Прогуливаясь по залам Лувра, галереи Уффици или виллы Боргезе и любуясь представленными там шедеврами, мы порой забываем, что время их создания было эпохой жестокой борьбы идеологий в искусстве. Медичи, Борджиа, Д’Эсте, Ватикан, плюс художники, которым они покровительствовали, а также авторы типа Гиберти или Вазари – все они конкурировали между собой. Соответственно, произведения искусства, вывешенные в музее, являются носителями этих конфликтов, проекциями враждующих идеологий206. Но в то же время, помещенные вместе, они удивительным образом забывают об отшумевших войнах и распрях. Музей – подобие рая, где каждый экспонат примирен с остальными, увековечен в ряду «раритетов» и тем самым предан забвению. Противоречие в том, что этот храм синильной идеологии посещает разношерстная зрительская масса, которая как раз и является олицетворением идеологической пестроты. Благодаря ей враждующие идеологии могут встретиться не на стене музея, а перед ней. Таким образом, «экскурсанты в рай» заново реидеологизируют культурные ценности, ранее пребывавшие в объятиях идеологического Морфея. Как и любой рай, пространство музея есть нечто единое и неделимое, но зритель, туда вторгающийся, вносит в него вирус неидентичности. Взор постороннего – именно то, от чего следует оберегать блаженные райские залы. Вот почему идеальный музей должен быть закрытым207.

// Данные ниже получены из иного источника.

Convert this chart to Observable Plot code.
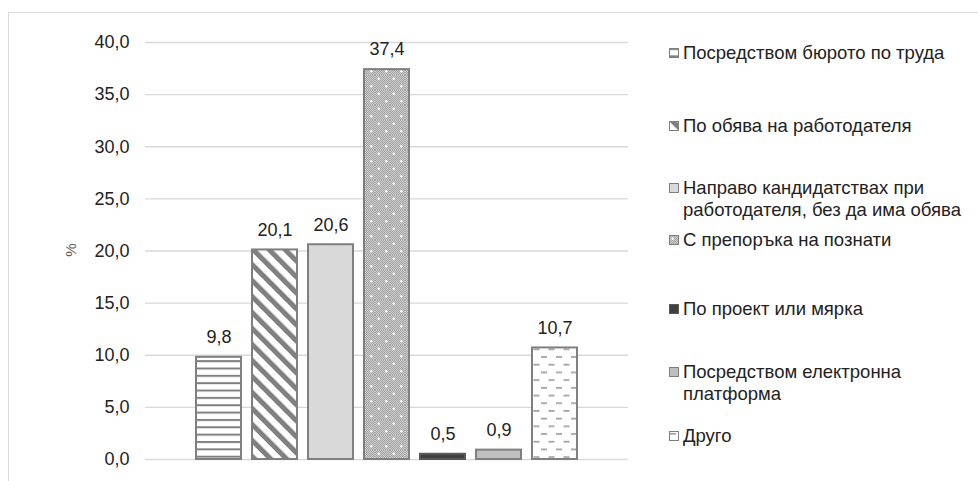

В инсталляции «Тьма» (Винзавод, январь, 2007) Андрей Монастырский вывесил на стене небольшой текст. Его удаленность от входа исключала возможность прочесть написанное, не приближаясь к нему вплотную. Однако при попытке подхода свет автоматически выключался. Узнав об этом, я принес с собой карманный фонарь. Идея сработала, лишний раз подтвердив тот факт, что для раскрытия сокровенных тайн иллюминация не должна быть всеобщей. У сквозного зрения есть свои плюсы и свои минусы. Чтобы создать о них представление, имеет смысл сопоставить две аллегории пещеры – платоновскую и ту, что фигурирует в сочинениях Цицерона. Для Платона сумеречный образ пещеры – это, выражаясь языком Хайдеггера, мир «неподлинного бытия», тогда как запещерное пространство (по определению) преисполнено «света истины». Цицероновская модель пещеры, напротив, примиряет ее обитателей с искусственным освещением, приспособленным для социализации тьмы. Цицерон, как и стоики, настаивал на автономности внутрипещерного зрения, не нуждающегося в аффирмации (одобрении) извне. Ему казалось, что причудливая игра теней, отбрасываемых на стены грота, – это мир искусства с его люминесцентными иллюзиями и блистательными самообманами, затмевающими сияние универсального (платоновского) света208.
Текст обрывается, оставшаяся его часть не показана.